Second is energy market behavior. Electricity prices, grid investment news, and capacity constraints reveal where pressure is building.
Third is inflation sensitivity. Watch service inflation components, producer prices, and margin commentary rather than headline CPI alone.
Viewed together, these signals offer early warning of inflation persistence that monthly releases may miss.
Why markets often underreact
Markets underreact because the chain lacks a single trigger. AI capex is positive news. Energy demand sounds abstract. Inflation effects arrive slowly.
By the time inflation data reflects the change, expectations have already shifted. Rates adjust. Risk assets reprice. The opportunity lies in anticipating the connection rather than reacting to outcomes.
This is why weekly tracking matters. It captures momentum before it becomes consensus.
The 2026 relevance
The chain is especially relevant in 2026 because multiple forces align. AI investment is accelerating. Energy systems are constrained. Inflation has eased but remains sensitive.
This combination increases the likelihood that inflation reappears through cost pressure rather than demand surge. Traders focused only on growth risk may miss this path.

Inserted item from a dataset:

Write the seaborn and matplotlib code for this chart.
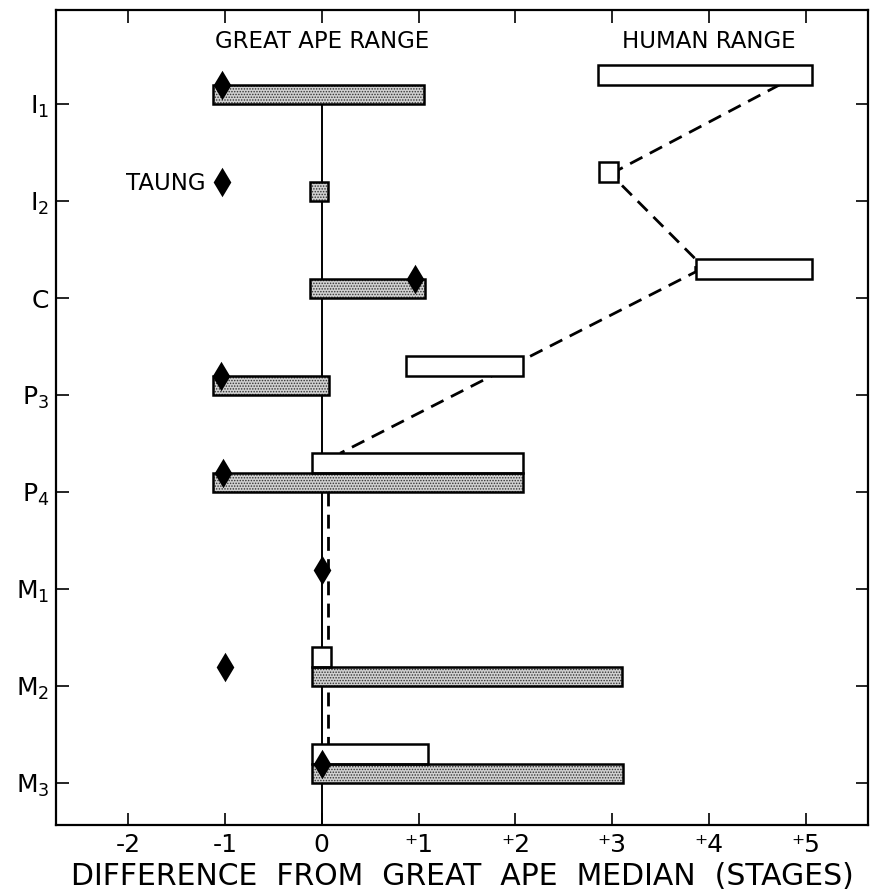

Understanding the chain provides context for why markets can feel tight even when data looks balanced.
Conclusion
AI capex, energy demand, and inflation form a macro chain that unfolds gradually but persistently. In 2026, this chain matters as much as traditional growth indicators. Rising investment feeds energy pressure, which feeds cost inflation, constraining policy and reshaping market behavior. Traders who chart this relationship weekly gain insight into inflation risk before it appears in headlines, positioning themselves ahead of slower moving consensus shifts.